Brink of Life
Book 2: Brink of Life Trilogy
Brink of Life is filled with new complications and ramifications for the series’ consideration of eternal life.
Rick Moskovitz’s science fiction novel Brink of Life continues the story of those affected by clandestine contracts to receive the Ambrosia Conversion and through it, eternal life.
A widow stands graveside, disoriented. After going through the motions of the funeral in a daze, she glances in the rearview mirror on the way home and sees “the face of another stranger and recoiled. This face belonged to her. And she was certain she had never seen it before.” As this mysterious woman navigates life after the funeral, the fog lifts. She’s able to piece together a haphazard recall of her past.
Although she’d had the Ambrosia Conversion as a member of Ganymede, something has gone wrong.

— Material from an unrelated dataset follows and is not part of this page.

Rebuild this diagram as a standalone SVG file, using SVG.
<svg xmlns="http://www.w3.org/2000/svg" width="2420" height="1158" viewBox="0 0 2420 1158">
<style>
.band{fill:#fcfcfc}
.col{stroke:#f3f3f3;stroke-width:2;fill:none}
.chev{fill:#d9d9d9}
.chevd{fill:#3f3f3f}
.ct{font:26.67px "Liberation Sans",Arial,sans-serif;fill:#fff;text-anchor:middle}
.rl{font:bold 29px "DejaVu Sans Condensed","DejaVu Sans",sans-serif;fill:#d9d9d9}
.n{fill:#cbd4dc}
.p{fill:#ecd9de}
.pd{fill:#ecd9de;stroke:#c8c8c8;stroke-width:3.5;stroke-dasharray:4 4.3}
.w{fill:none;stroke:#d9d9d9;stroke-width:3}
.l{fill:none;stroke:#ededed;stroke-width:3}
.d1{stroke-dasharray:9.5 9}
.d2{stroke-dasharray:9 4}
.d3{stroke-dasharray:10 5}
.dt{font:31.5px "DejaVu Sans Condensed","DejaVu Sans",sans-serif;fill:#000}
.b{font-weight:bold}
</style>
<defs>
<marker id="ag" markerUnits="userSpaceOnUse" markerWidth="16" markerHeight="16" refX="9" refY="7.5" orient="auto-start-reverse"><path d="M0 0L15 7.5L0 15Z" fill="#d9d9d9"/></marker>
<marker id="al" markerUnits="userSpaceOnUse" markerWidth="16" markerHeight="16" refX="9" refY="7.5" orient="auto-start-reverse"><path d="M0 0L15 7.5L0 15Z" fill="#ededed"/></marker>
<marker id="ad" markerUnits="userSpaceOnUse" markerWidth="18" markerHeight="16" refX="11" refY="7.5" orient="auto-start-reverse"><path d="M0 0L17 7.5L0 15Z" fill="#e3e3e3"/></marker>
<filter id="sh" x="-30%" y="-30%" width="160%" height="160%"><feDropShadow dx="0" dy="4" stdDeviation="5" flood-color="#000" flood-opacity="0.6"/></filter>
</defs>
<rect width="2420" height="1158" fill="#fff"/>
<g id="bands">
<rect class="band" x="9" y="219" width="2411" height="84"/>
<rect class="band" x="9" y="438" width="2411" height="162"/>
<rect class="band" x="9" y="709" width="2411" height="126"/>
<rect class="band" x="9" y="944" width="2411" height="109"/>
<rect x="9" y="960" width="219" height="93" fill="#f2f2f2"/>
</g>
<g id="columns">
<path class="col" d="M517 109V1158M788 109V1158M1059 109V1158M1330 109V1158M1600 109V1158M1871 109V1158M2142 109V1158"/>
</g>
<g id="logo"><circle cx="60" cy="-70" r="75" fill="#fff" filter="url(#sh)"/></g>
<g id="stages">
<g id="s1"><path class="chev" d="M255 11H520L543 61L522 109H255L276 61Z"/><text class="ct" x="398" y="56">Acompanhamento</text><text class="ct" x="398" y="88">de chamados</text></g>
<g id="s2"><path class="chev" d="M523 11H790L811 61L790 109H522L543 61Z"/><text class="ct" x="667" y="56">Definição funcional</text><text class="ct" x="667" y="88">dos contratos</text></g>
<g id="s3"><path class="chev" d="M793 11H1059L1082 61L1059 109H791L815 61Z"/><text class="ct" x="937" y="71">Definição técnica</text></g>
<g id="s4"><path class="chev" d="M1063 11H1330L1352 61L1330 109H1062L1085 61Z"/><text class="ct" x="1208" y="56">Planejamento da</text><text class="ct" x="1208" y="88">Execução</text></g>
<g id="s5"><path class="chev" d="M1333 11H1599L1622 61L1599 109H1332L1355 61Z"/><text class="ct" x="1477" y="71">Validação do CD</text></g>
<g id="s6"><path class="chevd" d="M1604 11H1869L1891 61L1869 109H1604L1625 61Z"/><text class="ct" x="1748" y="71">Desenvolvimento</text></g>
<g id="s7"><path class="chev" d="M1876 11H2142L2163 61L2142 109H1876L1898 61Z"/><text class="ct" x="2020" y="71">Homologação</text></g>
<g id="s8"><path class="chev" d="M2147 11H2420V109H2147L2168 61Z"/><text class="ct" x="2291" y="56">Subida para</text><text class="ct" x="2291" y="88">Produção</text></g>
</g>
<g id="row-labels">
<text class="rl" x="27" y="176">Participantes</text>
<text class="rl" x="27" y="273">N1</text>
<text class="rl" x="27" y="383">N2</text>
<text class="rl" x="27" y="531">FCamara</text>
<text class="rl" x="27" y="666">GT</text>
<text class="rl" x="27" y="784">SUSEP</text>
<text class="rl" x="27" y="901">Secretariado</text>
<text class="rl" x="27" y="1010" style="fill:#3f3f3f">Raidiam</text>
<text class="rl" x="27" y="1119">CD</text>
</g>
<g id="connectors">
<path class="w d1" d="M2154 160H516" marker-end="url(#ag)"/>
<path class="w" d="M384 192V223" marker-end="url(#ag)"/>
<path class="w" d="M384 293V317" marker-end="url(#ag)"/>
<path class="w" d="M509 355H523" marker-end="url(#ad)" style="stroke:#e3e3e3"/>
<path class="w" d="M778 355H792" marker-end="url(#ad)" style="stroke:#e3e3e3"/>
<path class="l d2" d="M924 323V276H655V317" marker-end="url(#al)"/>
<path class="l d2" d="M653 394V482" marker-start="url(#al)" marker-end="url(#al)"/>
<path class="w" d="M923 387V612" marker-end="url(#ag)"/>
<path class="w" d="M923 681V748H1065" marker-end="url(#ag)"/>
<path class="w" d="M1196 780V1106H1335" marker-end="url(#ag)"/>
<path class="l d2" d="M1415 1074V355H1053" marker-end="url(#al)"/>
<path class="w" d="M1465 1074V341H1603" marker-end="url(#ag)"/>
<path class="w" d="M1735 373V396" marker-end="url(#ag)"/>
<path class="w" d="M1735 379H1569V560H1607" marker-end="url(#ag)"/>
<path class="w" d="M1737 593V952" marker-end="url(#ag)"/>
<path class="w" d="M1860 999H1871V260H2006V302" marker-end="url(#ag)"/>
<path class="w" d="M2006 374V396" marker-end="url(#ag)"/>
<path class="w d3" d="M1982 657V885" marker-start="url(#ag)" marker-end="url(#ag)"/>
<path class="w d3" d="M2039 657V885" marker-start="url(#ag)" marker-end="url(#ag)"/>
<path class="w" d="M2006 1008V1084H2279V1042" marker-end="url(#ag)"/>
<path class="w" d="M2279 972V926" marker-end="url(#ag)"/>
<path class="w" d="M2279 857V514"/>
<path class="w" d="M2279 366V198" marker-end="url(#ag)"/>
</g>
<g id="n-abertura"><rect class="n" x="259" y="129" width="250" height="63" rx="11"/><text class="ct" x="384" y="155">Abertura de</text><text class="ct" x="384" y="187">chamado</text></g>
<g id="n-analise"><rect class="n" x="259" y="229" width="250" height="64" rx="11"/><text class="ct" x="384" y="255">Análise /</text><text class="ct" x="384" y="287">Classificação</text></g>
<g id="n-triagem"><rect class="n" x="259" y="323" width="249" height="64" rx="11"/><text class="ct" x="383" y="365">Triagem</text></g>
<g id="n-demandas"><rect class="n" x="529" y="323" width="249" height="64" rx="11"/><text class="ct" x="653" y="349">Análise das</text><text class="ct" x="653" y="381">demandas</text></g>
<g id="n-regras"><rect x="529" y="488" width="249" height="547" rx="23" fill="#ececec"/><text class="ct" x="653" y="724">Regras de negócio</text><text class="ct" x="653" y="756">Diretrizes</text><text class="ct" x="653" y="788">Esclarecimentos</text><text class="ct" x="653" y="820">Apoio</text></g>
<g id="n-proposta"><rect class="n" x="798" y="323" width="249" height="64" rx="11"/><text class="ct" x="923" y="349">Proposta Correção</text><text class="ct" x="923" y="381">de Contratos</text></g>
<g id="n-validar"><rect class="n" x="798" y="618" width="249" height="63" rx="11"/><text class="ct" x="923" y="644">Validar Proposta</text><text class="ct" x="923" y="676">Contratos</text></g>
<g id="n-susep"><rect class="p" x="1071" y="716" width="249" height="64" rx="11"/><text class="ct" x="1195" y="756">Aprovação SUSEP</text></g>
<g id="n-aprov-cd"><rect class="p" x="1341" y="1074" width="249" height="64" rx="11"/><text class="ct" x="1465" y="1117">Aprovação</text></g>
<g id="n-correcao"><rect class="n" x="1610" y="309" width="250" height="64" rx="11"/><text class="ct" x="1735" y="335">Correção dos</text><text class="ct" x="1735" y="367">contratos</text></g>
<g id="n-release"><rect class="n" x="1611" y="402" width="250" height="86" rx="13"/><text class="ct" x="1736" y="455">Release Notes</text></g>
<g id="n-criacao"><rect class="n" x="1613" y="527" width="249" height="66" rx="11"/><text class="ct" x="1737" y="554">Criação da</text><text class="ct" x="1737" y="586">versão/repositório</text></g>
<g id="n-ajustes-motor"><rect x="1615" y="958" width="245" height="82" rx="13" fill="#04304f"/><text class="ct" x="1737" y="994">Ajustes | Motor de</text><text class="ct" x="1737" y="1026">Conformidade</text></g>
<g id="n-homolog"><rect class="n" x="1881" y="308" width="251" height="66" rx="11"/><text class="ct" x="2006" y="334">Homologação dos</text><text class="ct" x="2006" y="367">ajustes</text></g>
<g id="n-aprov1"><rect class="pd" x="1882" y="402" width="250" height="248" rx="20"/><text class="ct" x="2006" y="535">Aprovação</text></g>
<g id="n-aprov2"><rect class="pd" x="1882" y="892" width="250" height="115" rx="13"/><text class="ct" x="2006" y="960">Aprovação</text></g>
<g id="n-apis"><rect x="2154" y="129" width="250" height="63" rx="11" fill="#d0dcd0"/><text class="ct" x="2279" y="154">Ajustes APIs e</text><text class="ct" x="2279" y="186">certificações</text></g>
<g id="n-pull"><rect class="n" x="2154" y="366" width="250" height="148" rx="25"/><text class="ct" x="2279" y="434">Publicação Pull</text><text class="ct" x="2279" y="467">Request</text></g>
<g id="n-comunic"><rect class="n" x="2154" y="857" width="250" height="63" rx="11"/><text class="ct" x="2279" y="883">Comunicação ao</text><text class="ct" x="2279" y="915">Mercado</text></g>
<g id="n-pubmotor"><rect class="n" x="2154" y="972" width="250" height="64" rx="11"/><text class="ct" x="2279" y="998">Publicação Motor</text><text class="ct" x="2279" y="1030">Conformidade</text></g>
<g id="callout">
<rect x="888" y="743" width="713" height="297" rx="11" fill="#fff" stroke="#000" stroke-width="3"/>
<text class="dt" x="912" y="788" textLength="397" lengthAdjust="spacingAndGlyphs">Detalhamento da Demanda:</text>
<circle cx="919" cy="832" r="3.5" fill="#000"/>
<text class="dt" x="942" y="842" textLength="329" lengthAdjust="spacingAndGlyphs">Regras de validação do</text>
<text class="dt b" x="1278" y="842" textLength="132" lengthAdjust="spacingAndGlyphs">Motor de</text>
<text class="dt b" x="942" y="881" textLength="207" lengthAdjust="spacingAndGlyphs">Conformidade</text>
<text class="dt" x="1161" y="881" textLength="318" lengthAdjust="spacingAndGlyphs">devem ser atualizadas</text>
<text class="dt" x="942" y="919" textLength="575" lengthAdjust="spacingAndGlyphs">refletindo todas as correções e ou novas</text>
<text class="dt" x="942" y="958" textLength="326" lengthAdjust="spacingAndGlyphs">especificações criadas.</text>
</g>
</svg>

Her world is just enough askew that her doubts about the Ambrosia Conversion and Ganymede’s mission start creeping in. And when a former lover falls for the mysterious woman in her new incarnation, he reveals himself to be a secret agent working for a subversive counter-group, Mandala. The woman explores the issue of eternal life from the other side as she infiltrates Mandala as a resurrected woman. As the one person who can breach Ganymede and shut it down for good, she has just begun finding her feet when she’s forced to decide whether or not death should follow life.
Even though she’s in a new body, the woman’s past follows her, and ongoing problems connected to her body’s former identity are an additional complication. Unable to escape trouble in either the civilian or clandestine worlds, her new life is fast-paced and action-packed. Even when the action lurches between major event sequences, her afterlife advances with all the gusto of a spy thriller.
The woman has different problems to grapple with than her men counterparts. Sex defines not only her but the major choices and outcomes she faces. Unlike the men who’ve taken the money from the Ambrosia Conversion and universally benefited, her body donor was a sex worker who struggled before receiving the money, blew through it in short order, and continued to live a precarious life under the thumb of powerful men.
In this most sexually explicit book of the trilogy, the lead navigates questions about her sexuality; her new body doesn’t have the same orientation as her past body. Although the narrative is thoughtful in suggesting that trauma would be part of switching bodies, it is not clear what information and trauma are encoded in the new body, and what has been left in the haze of memory. Often, the boundaries shift in too convenient ways in order to keep the heterosexual sex hot and heavy, and any weightier burdens remain at a distance.
Brink of Life explores the Ambrosia Conversion from a woman’s perspective, filled with new complications to the ramifications of eternal life.